== Objective ==
Exactly retype the lines of the material from its first line to the line with "from matplotlib.colors import to_rgb", including both.

== Material provided ==
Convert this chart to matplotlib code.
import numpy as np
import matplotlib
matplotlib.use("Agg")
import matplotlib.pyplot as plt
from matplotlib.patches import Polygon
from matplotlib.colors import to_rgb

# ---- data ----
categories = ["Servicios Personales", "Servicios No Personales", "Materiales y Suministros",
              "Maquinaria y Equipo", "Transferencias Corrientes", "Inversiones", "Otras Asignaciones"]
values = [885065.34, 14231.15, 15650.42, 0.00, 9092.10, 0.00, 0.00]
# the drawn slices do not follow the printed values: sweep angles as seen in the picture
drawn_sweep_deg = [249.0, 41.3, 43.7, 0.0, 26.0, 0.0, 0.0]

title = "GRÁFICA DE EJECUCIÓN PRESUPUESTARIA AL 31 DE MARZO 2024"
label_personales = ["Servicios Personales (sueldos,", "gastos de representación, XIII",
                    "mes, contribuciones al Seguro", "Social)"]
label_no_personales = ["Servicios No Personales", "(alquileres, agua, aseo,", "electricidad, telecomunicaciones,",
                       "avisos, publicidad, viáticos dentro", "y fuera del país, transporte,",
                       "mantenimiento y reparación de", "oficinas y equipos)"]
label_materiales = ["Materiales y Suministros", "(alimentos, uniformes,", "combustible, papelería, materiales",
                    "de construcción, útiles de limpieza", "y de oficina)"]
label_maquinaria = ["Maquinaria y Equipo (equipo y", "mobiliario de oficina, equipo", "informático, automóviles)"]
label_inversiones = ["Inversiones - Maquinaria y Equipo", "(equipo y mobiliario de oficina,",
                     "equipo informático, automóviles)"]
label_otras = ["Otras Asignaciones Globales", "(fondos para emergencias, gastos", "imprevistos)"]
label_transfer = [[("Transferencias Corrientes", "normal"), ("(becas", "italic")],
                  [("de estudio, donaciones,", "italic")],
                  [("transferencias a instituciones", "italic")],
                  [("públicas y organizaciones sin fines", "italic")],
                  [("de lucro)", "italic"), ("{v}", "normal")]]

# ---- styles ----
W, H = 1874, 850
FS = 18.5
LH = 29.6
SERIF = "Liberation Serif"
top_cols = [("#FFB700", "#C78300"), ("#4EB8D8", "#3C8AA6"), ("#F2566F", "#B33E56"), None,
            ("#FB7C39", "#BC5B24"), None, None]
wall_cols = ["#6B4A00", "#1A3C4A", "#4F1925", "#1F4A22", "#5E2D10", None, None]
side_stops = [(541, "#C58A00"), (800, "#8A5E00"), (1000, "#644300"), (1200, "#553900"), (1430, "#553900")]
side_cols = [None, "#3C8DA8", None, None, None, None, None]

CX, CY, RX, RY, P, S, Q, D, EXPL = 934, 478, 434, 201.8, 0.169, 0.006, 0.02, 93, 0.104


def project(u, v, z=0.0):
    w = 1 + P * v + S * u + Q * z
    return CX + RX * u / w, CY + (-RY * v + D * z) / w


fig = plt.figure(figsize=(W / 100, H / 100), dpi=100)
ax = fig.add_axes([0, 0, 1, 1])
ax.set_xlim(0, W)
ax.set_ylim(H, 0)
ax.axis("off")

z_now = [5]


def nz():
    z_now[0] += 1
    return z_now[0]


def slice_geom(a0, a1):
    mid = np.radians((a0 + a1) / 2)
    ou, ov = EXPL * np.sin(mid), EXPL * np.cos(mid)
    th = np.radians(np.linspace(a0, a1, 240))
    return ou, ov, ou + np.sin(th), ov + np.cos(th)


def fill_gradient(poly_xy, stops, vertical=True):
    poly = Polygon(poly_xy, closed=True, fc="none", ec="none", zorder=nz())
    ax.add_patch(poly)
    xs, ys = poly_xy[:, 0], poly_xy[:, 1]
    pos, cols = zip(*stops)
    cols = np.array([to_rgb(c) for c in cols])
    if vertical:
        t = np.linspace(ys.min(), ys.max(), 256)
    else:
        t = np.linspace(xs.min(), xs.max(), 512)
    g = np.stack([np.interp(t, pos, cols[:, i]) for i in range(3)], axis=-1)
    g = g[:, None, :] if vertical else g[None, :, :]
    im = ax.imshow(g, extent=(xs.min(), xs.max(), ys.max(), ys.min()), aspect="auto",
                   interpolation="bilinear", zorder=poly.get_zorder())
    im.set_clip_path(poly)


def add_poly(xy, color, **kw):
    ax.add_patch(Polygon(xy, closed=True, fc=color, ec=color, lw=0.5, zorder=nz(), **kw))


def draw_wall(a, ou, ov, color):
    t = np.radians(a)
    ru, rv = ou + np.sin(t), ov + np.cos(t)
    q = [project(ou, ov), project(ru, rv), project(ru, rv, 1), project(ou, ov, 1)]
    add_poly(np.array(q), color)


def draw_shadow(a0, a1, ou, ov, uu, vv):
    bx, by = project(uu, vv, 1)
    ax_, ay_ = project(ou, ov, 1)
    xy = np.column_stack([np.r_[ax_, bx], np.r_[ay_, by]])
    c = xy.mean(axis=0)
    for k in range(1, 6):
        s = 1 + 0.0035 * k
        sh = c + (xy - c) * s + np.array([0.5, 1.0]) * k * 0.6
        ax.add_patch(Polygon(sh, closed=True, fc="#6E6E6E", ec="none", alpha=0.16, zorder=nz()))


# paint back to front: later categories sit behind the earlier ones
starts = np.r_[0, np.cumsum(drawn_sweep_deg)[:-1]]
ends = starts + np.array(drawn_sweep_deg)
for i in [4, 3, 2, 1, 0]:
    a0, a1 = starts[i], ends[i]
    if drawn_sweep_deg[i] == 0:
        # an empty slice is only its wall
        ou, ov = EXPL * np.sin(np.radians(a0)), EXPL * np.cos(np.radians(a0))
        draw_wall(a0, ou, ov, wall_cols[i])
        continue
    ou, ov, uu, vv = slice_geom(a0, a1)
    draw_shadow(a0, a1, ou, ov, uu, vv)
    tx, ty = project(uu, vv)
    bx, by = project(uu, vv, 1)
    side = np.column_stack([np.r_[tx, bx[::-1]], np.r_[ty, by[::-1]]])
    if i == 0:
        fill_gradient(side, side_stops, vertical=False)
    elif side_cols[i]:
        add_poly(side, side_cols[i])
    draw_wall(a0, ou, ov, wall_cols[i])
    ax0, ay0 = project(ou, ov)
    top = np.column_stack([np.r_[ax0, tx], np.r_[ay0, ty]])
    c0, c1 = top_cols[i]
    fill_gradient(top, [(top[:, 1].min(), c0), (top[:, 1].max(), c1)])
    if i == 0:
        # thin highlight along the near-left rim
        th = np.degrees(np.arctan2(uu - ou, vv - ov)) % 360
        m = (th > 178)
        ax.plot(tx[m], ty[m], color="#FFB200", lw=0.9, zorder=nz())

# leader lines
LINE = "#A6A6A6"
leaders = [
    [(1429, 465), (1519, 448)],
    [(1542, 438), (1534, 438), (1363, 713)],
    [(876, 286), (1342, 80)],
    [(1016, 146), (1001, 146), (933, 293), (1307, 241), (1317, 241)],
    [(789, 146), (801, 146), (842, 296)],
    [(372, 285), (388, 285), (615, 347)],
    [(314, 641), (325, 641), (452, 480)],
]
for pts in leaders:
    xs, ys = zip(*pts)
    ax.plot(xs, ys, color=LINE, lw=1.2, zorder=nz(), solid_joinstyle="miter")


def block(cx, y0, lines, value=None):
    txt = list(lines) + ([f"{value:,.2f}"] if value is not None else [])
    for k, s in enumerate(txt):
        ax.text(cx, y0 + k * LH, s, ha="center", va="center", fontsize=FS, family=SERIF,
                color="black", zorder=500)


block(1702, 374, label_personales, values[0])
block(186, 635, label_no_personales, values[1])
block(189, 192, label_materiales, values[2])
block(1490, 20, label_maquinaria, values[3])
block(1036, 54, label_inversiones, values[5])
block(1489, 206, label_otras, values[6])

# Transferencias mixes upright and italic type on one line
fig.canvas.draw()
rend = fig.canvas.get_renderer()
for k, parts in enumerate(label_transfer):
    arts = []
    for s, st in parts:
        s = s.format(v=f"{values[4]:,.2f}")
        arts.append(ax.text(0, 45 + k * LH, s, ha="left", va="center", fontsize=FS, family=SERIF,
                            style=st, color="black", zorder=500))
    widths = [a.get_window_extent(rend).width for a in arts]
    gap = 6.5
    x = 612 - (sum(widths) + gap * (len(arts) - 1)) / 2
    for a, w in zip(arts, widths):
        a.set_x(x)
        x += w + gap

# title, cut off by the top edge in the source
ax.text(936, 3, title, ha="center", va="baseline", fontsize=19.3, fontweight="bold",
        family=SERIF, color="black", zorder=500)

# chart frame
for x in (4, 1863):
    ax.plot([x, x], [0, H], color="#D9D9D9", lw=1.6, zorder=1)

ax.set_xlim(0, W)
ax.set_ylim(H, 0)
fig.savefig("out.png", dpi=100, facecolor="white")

== Task answer ==
Convert this chart to matplotlib code.
import numpy as np
import matplotlib
matplotlib.use("Agg")
import matplotlib.pyplot as plt
from matplotlib.patches import Polygon
from matplotlib.colors import to_rgb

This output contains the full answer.